Supplied material
▼
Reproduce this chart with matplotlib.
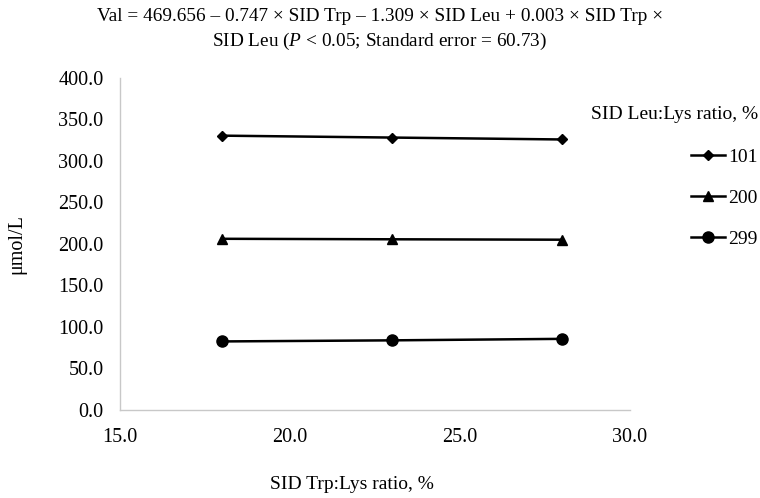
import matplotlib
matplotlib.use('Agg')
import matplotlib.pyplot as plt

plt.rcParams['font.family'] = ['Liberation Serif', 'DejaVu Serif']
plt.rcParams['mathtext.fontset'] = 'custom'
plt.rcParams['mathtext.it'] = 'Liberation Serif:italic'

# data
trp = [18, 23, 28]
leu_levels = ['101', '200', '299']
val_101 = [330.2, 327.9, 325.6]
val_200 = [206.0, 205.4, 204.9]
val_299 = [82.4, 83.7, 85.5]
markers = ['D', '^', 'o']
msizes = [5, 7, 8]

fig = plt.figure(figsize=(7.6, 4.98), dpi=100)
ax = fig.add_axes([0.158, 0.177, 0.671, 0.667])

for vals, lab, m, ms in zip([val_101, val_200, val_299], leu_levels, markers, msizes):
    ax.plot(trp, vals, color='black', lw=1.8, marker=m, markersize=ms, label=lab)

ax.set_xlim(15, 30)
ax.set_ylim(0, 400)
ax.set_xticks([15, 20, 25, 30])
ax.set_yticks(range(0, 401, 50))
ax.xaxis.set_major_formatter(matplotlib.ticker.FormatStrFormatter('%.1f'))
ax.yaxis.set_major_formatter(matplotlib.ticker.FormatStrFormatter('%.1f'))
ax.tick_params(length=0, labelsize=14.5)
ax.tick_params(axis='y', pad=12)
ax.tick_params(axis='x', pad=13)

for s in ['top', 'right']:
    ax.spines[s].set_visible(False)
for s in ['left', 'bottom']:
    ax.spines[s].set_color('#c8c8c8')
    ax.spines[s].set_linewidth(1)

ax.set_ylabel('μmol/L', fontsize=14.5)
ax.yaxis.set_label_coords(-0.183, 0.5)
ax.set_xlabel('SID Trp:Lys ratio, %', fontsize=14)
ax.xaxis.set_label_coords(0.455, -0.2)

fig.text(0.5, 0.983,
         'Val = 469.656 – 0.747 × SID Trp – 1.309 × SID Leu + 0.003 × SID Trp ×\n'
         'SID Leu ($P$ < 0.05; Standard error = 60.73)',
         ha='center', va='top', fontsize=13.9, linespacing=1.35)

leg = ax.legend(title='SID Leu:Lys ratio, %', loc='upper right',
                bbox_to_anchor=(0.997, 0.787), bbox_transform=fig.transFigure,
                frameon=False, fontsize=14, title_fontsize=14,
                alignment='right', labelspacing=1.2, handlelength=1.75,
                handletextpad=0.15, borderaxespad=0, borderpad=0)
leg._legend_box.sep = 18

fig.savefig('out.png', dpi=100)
▲
Starting with the first line of the data above and ending with the line containing "plt.rcParams['mathtext.it'] = 'Liberation", please restate every line exactly, leaving images out.

Reproduce this chart with matplotlib.
import matplotlib
matplotlib.use('Agg')
import matplotlib.pyplot as plt

plt.rcParams['font.family'] = ['Liberation Serif', 'DejaVu Serif']
plt.rcParams['mathtext.fontset'] = 'custom'
plt.rcParams['mathtext.it'] = 'Liberation Serif:italic'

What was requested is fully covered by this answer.